◆ **Your task**
Reproduce, please, the span of lines beginning at the line with "Clone this chart in matplotlib." and ending at the line with "import matplotlib.pyplot as plt", inclusive, minus any pictures.

◆ **Data for this exercise**

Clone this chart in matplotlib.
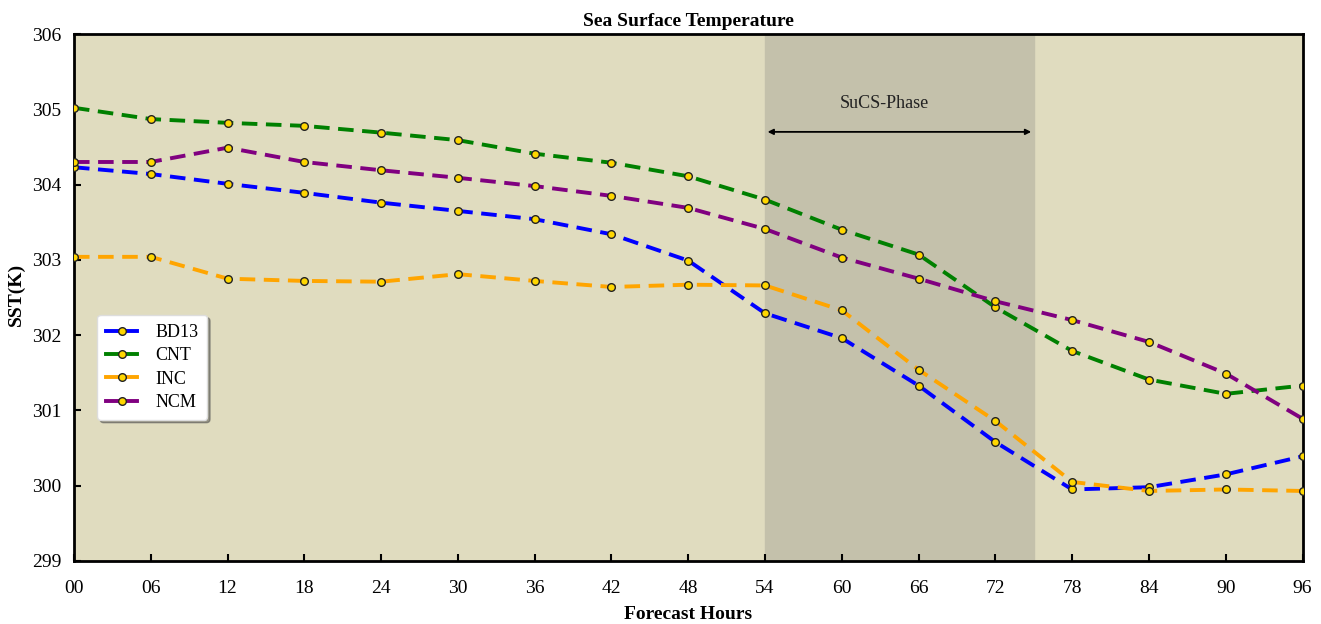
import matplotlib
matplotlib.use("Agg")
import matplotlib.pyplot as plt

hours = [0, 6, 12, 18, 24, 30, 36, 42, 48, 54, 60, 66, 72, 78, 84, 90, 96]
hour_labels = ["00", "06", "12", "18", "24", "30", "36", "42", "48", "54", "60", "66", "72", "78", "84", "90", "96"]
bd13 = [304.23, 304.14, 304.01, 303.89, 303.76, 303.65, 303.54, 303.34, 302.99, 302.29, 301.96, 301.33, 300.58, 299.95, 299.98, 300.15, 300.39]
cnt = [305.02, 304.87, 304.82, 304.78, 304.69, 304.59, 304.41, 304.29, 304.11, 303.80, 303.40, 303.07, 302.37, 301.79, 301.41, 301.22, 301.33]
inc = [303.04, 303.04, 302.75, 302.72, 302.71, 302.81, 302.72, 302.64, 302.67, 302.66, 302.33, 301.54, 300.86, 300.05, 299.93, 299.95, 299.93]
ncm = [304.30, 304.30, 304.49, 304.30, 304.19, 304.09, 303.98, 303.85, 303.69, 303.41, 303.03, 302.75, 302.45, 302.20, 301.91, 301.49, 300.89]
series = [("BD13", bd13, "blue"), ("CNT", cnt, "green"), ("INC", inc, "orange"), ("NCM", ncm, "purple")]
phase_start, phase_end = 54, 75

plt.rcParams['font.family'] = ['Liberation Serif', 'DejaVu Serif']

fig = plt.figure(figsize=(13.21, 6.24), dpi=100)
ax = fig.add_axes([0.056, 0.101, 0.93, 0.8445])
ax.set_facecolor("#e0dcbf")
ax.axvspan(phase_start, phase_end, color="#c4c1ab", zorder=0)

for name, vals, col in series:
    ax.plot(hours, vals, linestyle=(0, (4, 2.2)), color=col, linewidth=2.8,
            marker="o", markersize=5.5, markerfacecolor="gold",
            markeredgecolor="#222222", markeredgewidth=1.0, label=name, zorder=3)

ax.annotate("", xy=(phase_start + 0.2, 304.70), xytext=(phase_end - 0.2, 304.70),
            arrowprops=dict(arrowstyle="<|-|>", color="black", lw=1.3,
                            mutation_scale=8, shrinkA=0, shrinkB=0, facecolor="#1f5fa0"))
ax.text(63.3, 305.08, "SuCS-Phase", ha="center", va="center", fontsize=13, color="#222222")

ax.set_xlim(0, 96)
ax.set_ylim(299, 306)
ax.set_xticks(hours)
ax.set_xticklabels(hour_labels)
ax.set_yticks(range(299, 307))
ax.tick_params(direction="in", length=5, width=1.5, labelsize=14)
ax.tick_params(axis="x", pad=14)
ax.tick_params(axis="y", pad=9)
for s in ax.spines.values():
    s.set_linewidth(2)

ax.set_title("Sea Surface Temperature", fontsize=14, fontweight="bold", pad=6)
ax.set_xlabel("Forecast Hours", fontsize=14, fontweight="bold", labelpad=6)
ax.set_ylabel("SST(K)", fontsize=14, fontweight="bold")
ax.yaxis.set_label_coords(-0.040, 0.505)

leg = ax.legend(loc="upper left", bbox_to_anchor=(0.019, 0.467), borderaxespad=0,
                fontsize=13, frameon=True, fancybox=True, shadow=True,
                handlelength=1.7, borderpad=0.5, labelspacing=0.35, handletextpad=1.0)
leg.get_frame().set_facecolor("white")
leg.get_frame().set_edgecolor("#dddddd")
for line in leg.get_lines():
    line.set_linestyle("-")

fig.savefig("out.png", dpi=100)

==

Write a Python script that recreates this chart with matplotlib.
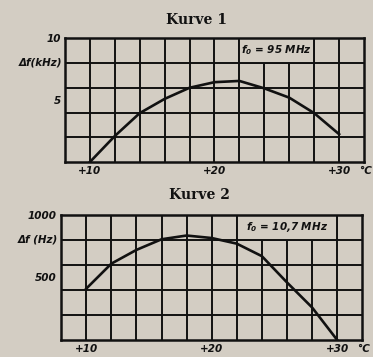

==

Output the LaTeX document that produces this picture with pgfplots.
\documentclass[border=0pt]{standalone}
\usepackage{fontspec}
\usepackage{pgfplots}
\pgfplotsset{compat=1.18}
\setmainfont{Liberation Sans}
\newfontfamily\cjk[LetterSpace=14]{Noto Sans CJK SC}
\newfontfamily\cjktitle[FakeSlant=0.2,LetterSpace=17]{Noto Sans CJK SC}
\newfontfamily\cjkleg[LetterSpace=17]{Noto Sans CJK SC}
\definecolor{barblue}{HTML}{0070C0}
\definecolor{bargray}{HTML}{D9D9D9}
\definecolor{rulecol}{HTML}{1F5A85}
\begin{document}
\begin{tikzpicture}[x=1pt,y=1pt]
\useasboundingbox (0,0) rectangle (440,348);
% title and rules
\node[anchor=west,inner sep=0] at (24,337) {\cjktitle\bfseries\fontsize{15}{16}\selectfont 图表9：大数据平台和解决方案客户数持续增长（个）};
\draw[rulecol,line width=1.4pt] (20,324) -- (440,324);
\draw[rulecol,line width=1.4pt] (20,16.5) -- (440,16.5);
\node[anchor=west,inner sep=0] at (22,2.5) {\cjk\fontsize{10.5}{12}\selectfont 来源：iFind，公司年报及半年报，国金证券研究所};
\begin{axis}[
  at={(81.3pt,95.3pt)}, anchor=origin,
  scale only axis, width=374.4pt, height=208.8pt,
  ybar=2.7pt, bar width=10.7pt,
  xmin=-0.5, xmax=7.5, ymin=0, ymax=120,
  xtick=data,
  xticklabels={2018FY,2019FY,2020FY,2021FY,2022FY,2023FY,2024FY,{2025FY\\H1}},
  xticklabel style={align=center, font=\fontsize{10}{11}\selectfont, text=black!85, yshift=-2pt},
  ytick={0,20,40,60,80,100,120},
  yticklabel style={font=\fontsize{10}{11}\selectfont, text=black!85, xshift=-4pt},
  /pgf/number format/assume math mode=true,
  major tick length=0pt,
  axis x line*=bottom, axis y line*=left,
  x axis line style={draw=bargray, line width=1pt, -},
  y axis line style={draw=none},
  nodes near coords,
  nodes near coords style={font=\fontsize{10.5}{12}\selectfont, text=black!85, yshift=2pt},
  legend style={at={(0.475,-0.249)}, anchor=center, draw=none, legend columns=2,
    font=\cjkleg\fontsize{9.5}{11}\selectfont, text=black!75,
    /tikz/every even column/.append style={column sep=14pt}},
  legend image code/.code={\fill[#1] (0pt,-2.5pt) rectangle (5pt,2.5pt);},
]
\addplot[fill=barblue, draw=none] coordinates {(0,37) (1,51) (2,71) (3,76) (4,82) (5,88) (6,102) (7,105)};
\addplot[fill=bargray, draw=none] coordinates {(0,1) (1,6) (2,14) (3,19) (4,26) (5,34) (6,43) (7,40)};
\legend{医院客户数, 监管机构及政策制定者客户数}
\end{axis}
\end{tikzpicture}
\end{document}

◆ **Solution for this problem**
Clone this chart in matplotlib.
import matplotlib
matplotlib.use("Agg")
import matplotlib.pyplot as plt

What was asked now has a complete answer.